## REQUIRED WORK
Transcribe the whole listing without a single picture.

## RECORDS SHOWN
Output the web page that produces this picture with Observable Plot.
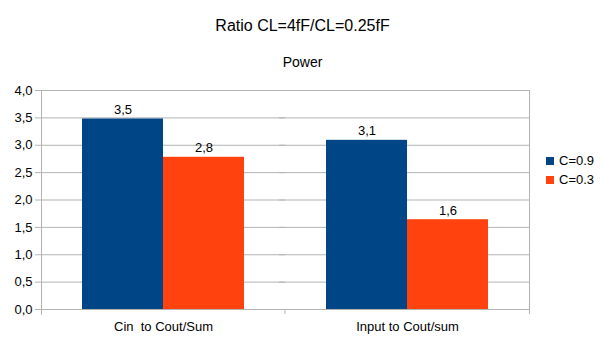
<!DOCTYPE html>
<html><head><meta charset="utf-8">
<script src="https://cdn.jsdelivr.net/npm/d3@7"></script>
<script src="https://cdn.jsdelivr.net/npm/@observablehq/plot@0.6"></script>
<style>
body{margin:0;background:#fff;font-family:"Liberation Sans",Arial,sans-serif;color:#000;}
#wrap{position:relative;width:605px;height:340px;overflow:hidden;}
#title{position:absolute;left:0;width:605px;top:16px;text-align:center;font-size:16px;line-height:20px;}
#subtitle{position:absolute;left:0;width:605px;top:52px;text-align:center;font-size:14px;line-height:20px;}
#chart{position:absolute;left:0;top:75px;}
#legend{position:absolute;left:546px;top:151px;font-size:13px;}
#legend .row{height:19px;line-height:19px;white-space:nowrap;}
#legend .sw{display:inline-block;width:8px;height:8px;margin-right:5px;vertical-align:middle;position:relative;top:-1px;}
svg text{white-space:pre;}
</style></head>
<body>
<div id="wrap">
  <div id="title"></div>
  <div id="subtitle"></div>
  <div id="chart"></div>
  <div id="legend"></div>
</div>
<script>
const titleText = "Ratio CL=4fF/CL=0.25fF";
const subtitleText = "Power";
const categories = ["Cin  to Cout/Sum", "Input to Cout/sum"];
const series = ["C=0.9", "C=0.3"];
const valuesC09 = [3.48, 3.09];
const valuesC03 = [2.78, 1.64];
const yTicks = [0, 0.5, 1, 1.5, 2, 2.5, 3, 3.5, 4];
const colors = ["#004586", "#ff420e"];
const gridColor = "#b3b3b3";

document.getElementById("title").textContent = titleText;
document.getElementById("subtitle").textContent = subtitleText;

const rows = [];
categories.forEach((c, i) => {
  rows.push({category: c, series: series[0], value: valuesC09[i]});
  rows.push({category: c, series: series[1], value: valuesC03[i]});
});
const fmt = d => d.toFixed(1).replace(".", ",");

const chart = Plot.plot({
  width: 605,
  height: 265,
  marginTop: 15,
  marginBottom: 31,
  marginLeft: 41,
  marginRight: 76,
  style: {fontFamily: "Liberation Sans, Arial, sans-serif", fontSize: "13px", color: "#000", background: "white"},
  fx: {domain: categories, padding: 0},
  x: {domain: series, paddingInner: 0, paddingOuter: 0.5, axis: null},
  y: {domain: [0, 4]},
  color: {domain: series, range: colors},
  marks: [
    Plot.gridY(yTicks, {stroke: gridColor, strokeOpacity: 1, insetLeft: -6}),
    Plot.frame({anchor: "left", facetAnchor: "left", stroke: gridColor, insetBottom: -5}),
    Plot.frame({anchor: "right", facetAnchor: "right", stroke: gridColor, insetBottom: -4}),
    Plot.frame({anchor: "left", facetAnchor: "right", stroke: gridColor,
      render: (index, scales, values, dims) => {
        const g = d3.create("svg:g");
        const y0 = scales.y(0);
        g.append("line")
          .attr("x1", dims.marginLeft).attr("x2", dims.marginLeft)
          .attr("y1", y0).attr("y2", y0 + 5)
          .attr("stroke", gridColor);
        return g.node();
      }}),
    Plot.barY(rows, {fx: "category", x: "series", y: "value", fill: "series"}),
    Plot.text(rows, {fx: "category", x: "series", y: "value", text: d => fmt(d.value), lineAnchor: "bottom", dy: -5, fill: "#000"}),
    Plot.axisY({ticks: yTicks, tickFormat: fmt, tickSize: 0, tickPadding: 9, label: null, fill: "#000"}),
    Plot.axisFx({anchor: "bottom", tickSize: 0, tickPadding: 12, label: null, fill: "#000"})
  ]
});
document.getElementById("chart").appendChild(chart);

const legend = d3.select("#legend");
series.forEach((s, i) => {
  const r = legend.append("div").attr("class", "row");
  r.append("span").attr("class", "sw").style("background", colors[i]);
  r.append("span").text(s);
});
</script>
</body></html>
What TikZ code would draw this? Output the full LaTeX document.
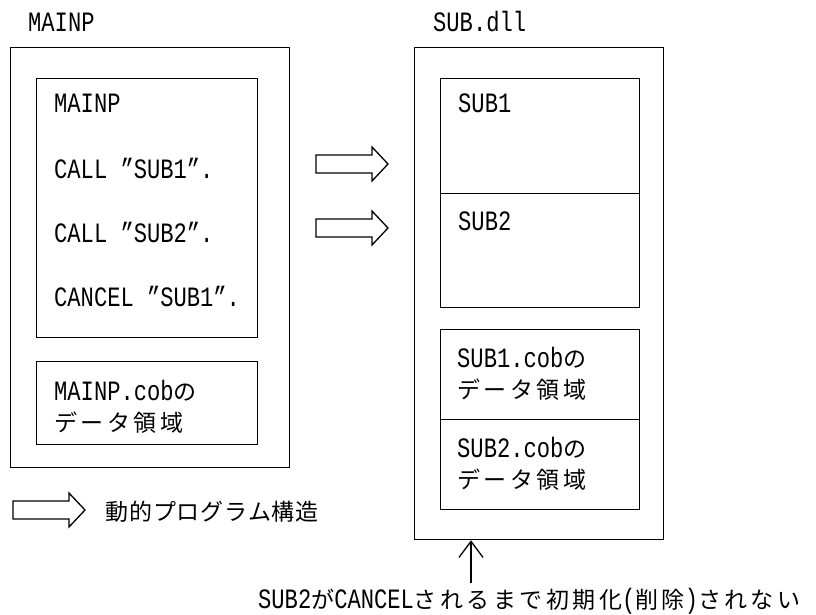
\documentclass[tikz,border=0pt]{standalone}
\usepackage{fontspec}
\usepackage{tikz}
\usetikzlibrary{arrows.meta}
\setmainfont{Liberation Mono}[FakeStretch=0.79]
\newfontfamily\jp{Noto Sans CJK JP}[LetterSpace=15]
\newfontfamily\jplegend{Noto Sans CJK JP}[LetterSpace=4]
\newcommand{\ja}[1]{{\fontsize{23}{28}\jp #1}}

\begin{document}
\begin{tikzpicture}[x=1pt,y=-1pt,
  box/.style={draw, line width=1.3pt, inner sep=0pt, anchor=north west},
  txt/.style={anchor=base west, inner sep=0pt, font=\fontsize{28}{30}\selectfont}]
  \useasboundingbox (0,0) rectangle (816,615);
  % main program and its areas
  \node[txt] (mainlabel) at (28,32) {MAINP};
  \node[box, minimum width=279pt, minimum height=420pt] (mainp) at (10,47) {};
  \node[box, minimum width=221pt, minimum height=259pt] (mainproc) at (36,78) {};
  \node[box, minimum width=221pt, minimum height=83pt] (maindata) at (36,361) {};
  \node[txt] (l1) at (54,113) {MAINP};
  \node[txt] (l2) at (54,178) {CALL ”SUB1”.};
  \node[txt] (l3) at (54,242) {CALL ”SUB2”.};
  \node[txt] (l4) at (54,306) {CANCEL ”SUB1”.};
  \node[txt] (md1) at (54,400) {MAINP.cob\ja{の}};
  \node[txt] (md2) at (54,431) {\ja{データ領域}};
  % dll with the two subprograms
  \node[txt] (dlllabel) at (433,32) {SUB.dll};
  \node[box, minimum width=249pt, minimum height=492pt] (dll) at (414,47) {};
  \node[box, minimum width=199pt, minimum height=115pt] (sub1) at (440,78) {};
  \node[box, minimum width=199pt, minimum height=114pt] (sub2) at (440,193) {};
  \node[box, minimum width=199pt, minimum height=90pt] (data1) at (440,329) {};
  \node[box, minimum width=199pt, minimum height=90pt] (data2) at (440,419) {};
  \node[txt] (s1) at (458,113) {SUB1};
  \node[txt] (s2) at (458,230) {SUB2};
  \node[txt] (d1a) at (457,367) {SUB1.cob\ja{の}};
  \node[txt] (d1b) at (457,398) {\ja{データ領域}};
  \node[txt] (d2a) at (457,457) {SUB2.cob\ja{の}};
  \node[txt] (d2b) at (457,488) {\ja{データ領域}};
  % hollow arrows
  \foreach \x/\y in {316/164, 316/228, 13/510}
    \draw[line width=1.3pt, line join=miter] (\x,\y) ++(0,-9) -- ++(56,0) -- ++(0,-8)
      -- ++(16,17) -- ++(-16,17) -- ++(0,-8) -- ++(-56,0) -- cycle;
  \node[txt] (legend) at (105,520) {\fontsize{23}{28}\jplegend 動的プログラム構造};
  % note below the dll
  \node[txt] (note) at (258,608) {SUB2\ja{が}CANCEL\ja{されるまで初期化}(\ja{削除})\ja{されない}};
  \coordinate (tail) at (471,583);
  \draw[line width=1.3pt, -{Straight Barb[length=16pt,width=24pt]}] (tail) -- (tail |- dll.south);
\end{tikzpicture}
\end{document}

## THE ANSWER
Output the web page that produces this picture with Observable Plot.
<!DOCTYPE html>
<html><head><meta charset="utf-8">
<script src="https://cdn.jsdelivr.net/npm/d3@7"></script>
<script src="https://cdn.jsdelivr.net/npm/@observablehq/plot@0.6"></script>
<style>
body{margin:0;background:#fff;font-family:"Liberation Sans",Arial,sans-serif;color:#000;}
#wrap{position:relative;width:605px;height:340px;overflow:hidden;}
#title{position:absolute;left:0;width:605px;top:16px;text-align:center;font-size:16px;line-height:20px;}
#subtitle{position:absolute;left:0;width:605px;top:52px;text-align:center;font-size:14px;line-height:20px;}
#chart{position:absolute;left:0;top:75px;}
#legend{position:absolute;left:546px;top:151px;font-size:13px;}
#legend .row{height:19px;line-height:19px;white-space:nowrap;}
#legend .sw{display:inline-block;width:8px;height:8px;margin-right:5px;vertical-align:middle;position:relative;top:-1px;}
svg text{white-space:pre;}
</style></head>
<body>
<div id="wrap">
  <div id="title"></div>
  <div id="subtitle"></div>
  <div id="chart"></div>
  <div id="legend"></div>
</div>
<script>
const titleText = "Ratio CL=4fF/CL=0.25fF";
const subtitleText = "Power";
const categories = ["Cin  to Cout/Sum", "Input to Cout/sum"];
const series = ["C=0.9", "C=0.3"];
const valuesC09 = [3.48, 3.09];
const valuesC03 = [2.78, 1.64];
const yTicks = [0, 0.5, 1, 1.5, 2, 2.5, 3, 3.5, 4];
const colors = ["#004586", "#ff420e"];
const gridColor = "#b3b3b3";

document.getElementById("title").textContent = titleText;
document.getElementById("subtitle").textContent = subtitleText;

const rows = [];
categories.forEach((c, i) => {
  rows.push({category: c, series: series[0], value: valuesC09[i]});
  rows.push({category: c, series: series[1], value: valuesC03[i]});
});
const fmt = d => d.toFixed(1).replace(".", ",");

const chart = Plot.plot({
  width: 605,
  height: 265,
  marginTop: 15,
  marginBottom: 31,
  marginLeft: 41,
  marginRight: 76,
  style: {fontFamily: "Liberation Sans, Arial, sans-serif", fontSize: "13px", color: "#000", background: "white"},
  fx: {domain: categories, padding: 0},
  x: {domain: series, paddingInner: 0, paddingOuter: 0.5, axis: null},
  y: {domain: [0, 4]},
  color: {domain: series, range: colors},
  marks: [
    Plot.gridY(yTicks, {stroke: gridColor, strokeOpacity: 1, insetLeft: -6}),
    Plot.frame({anchor: "left", facetAnchor: "left", stroke: gridColor, insetBottom: -5}),
    Plot.frame({anchor: "right", facetAnchor: "right", stroke: gridColor, insetBottom: -4}),
    Plot.frame({anchor: "left", facetAnchor: "right", stroke: gridColor,
      render: (index, scales, values, dims) => {
        const g = d3.create("svg:g");
        const y0 = scales.y(0);
        g.append("line")
          .attr("x1", dims.marginLeft).attr("x2", dims.marginLeft)
          .attr("y1", y0).attr("y2", y0 + 5)
          .attr("stroke", gridColor);
        return g.node();
      }}),
    Plot.barY(rows, {fx: "category", x: "series", y: "value", fill: "series"}),
    Plot.text(rows, {fx: "category", x: "series", y: "value", text: d => fmt(d.value), lineAnchor: "bottom", dy: -5, fill: "#000"}),
    Plot.axisY({ticks: yTicks, tickFormat: fmt, tickSize: 0, tickPadding: 9, label: null, fill: "#000"}),
    Plot.axisFx({anchor: "bottom", tickSize: 0, tickPadding: 12, label: null, fill: "#000"})
  ]
});
document.getElementById("chart").appendChild(chart);

const legend = d3.select("#legend");
series.forEach((s, i) => {
  const r = legend.append("div").attr("class", "row");
  r.append("span").attr("class", "sw").style("background", colors[i]);
  r.append("span").text(s);
});
</script>
</body></html>
What TikZ code would draw this? Output the full LaTeX document.
\documentclass[tikz,border=0pt]{standalone}
\usepackage{fontspec}
\usepackage{tikz}
\usetikzlibrary{arrows.meta}
\setmainfont{Liberation Mono}[FakeStretch=0.79]
\newfontfamily\jp{Noto Sans CJK JP}[LetterSpace=15]
\newfontfamily\jplegend{Noto Sans CJK JP}[LetterSpace=4]
\newcommand{\ja}[1]{{\fontsize{23}{28}\jp #1}}

\begin{document}
\begin{tikzpicture}[x=1pt,y=-1pt,
  box/.style={draw, line width=1.3pt, inner sep=0pt, anchor=north west},
  txt/.style={anchor=base west, inner sep=0pt, font=\fontsize{28}{30}\selectfont}]
  \useasboundingbox (0,0) rectangle (816,615);
  % main program and its areas
  \node[txt] (mainlabel) at (28,32) {MAINP};
  \node[box, minimum width=279pt, minimum height=420pt] (mainp) at (10,47) {};
  \node[box, minimum width=221pt, minimum height=259pt] (mainproc) at (36,78) {};
  \node[box, minimum width=221pt, minimum height=83pt] (maindata) at (36,361) {};
  \node[txt] (l1) at (54,113) {MAINP};
  \node[txt] (l2) at (54,178) {CALL ”SUB1”.};
  \node[txt] (l3) at (54,242) {CALL ”SUB2”.};
  \node[txt] (l4) at (54,306) {CANCEL ”SUB1”.};
  \node[txt] (md1) at (54,400) {MAINP.cob\ja{の}};
  \node[txt] (md2) at (54,431) {\ja{データ領域}};
  % dll with the two subprograms
  \node[txt] (dlllabel) at (433,32) {SUB.dll};
  \node[box, minimum width=249pt, minimum height=492pt] (dll) at (414,47) {};
  \node[box, minimum width=199pt, minimum height=115pt] (sub1) at (440,78) {};
  \node[box, minimum width=199pt, minimum height=114pt] (sub2) at (440,193) {};
  \node[box, minimum width=199pt, minimum height=90pt] (data1) at (440,329) {};
  \node[box, minimum width=199pt, minimum height=90pt] (data2) at (440,419) {};
  \node[txt] (s1) at (458,113) {SUB1};
  \node[txt] (s2) at (458,230) {SUB2};
  \node[txt] (d1a) at (457,367) {SUB1.cob\ja{の}};
  \node[txt] (d1b) at (457,398) {\ja{データ領域}};
  \node[txt] (d2a) at (457,457) {SUB2.cob\ja{の}};
  \node[txt] (d2b) at (457,488) {\ja{データ領域}};
  % hollow arrows
  \foreach \x/\y in {316/164, 316/228, 13/510}
    \draw[line width=1.3pt, line join=miter] (\x,\y) ++(0,-9) -- ++(56,0) -- ++(0,-8)
      -- ++(16,17) -- ++(-16,17) -- ++(0,-8) -- ++(-56,0) -- cycle;
  \node[txt] (legend) at (105,520) {\fontsize{23}{28}\jplegend 動的プログラム構造};
  % note below the dll
  \node[txt] (note) at (258,608) {SUB2\ja{が}CANCEL\ja{されるまで初期化}(\ja{削除})\ja{されない}};
  \coordinate (tail) at (471,583);
  \draw[line width=1.3pt, -{Straight Barb[length=16pt,width=24pt]}] (tail) -- (tail |- dll.south);
\end{tikzpicture}
\end{document}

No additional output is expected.